# Shih Tzu pics needed for grooming



## MaggieMay24 (Jul 22, 2008)

Hi guys

Does anyone have any pics of shih tzus with a teddy bear cut or puppy cut. Im sick of taking my shih tzu to groomers and them either shaving them off really short or her commin home a mess.

I thought if i could find a pic of the style i want they may be able to copy it and give me what i want lol.

Hope someone can help

Mx


----------



## Nonnie (Apr 15, 2009)

Something like this?


----------



## canuckjill (Jun 25, 2008)

Nonnie said:


> Something like this?


Now that I even like....Jill


----------



## RachyBobs (Oct 18, 2009)




----------



## canuckjill (Jun 25, 2008)

I think I may try one of these on mu uncoperative Sassy....Jill If I mess up thank goodness I know a professional groomer who can fix my mistakes LOL


----------



## archiebaby (Feb 25, 2008)

ahh they are lovely


----------



## MaggieMay24 (Jul 22, 2008)

fantastic thanks for them there exactly what i wanted.

What do you ask for or can i give them any specific instructions? ie do they sissor cut yours or do they still use shavers and how long is there coat?

The last time they left the length on the back and shave then legs off to the skin :-o

the time before they shaved her all off to the skin everywhere!

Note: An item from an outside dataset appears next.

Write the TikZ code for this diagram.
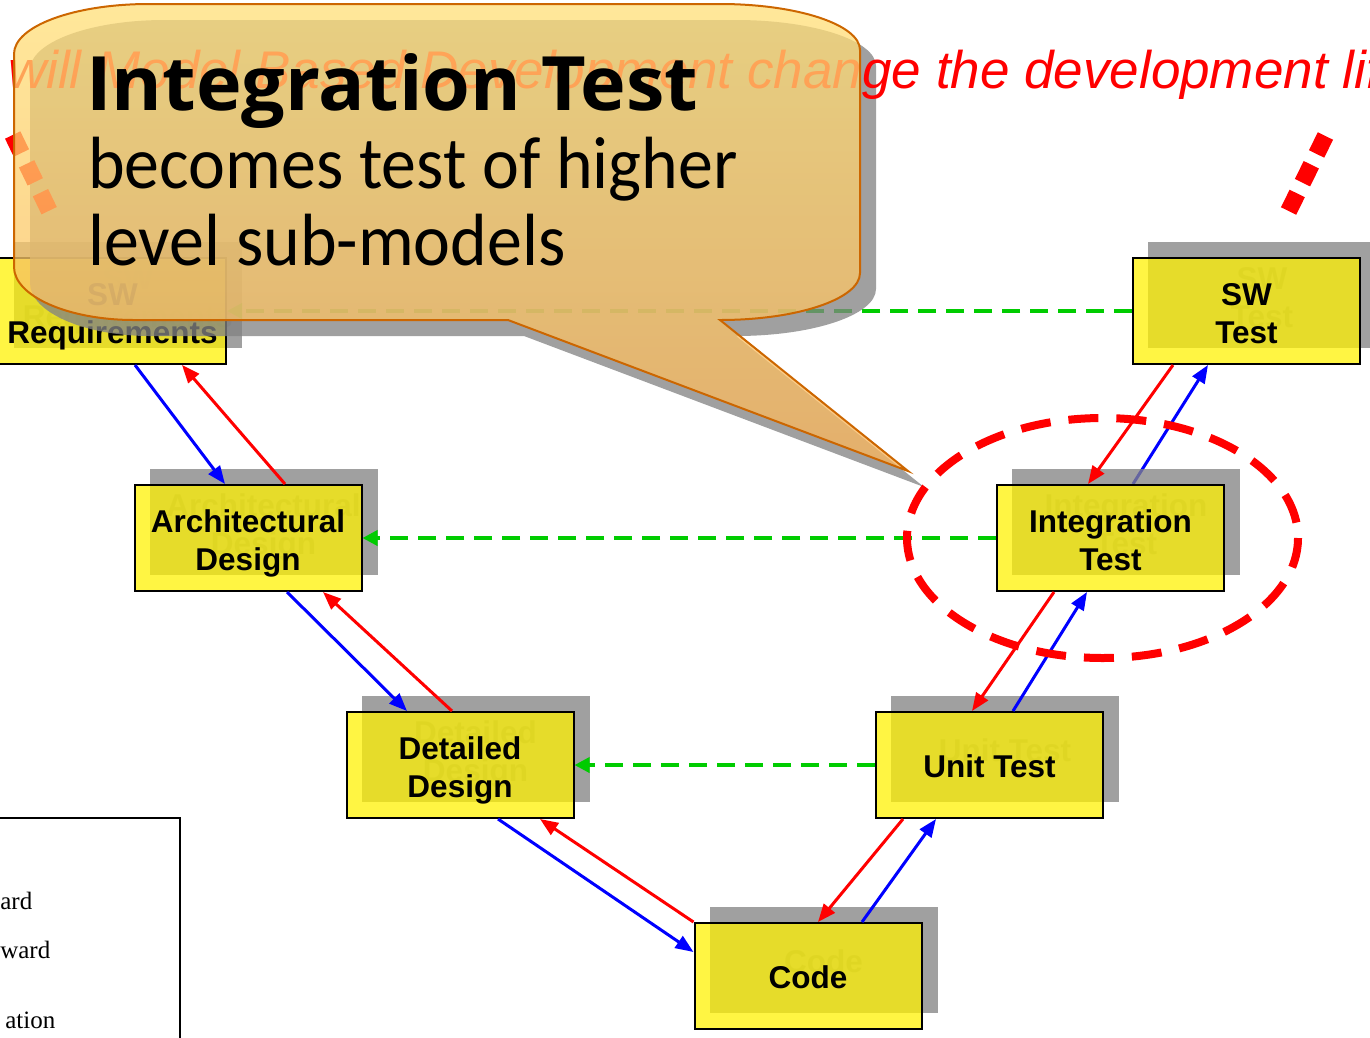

This is a new groomer so need to make sure they do it properly. If anyone knows a good shih tzu groomer in Crook area of Co Durham I would be really greatful x


----------



## Lucy Fleming (Nov 8, 2009)

MaggieMay24 said:


> Hi guys
> 
> Does anyone have any pics of shih tzus with a teddy bear cut or puppy cut. Im sick of taking my shih tzu to groomers and them either shaving them off really short or her commin home a mess.
> 
> ...


My son has a Shih Tzu (See avatar) and he makes quite a good effort at clipping his boy without having a "just sheared" look. He is also growing Alfie's coat quite a bit longer but not for showing, its purely because he likes his dog with a decent/acceptable coat.

We were looking at a site today and I think you might find it useful (and very funny!!). So, try googling Shih Tzu Grooming Styles and see how you get on. Some are definitely NOT recommended by me!! Lucy x


----------



## Cheesywotsit (Aug 21, 2009)

i have just had my 5 month ols shihtzu x maltese groomed ,tbh i went into it blind i didnt have much of a clue about clipping ,razoring, trimming and whatnot . i said i wanted him fluffy still and the said they could give him a ''puppy cut'' with a teddy bear face , he was already goergous before his cut so i was so excited as to how he would look with a ''puppy cut and teddy bear face''. i was so nervous all morning and couldnt wait to see him . when we picked him up he was like this handsome grown up dog ! he looked totally different ! i would of prefered it if his hair was a bit more fluffy ,he dosn't look to bad but i cant wait till it grows back ,maybe next time i should ask for a trim and take in some pictures  i just want my fluffy woof woof back ...


----------



## MaggieMay24 (Jul 22, 2008)

oh do you have a pic?


----------



## Foxman (Oct 8, 2009)

MaggieMay24 said:


> fantastic thanks for them there exactly what i wanted.
> 
> What do you ask for or can i give them any specific pet grooming instructions? ie do they sissor cut yours or do they still use shavers and how long is there coat?
> 
> ...


Hey there. Please look at this video clips on how to trim a teddy bear face on a Shih Tzu. Check it out:

YouTube - Shih Tzu Groom Bella (round/teddy bear face)

From now on, you can groom your Shih Tzu and get her face look like a Teddy bear. Cheers. :thumbup:


----------



## mashabella (Oct 23, 2009)

i always find the best instruction is a good photo


----------



## ad_1980 (Jan 28, 2009)

mashabella said:


> i always find the best instruction is a good photo


HA HA NO ITS NOT LOL

When we took mika first to the groomers when he was 3 months old and needed a good haircut we took him to a groomers near our home and we showed him a pic we found of a toy poodle on facebook.

um lets just say mika looked terrible! We found another groomer who did exactly what we wanted...until his last grooming session she must've forgotten how we liked our boy oh well.....


----------



## mashabella (Oct 23, 2009)

ad_1980 said:


> HA HA NO ITS NOT LOL
> 
> When we took mika first to the groomers when he was 3 months old and needed a good haircut we took him to a groomers near our home and we showed him a pic we found of a toy poodle on facebook.
> 
> um lets just say mika looked terrible! We found another groomer who did exactly what we wanted...until his last grooming session she must've forgotten how we liked our boy oh well.....


yea i understand that sometimes doesn't work because if they can't do it seeing the photo then they definitely can't do it if you try to describe to them..so if that happens, i will just go somewhere else.
but if they are able to do as instructed.. they should be able to copy the picture to a good extent


----------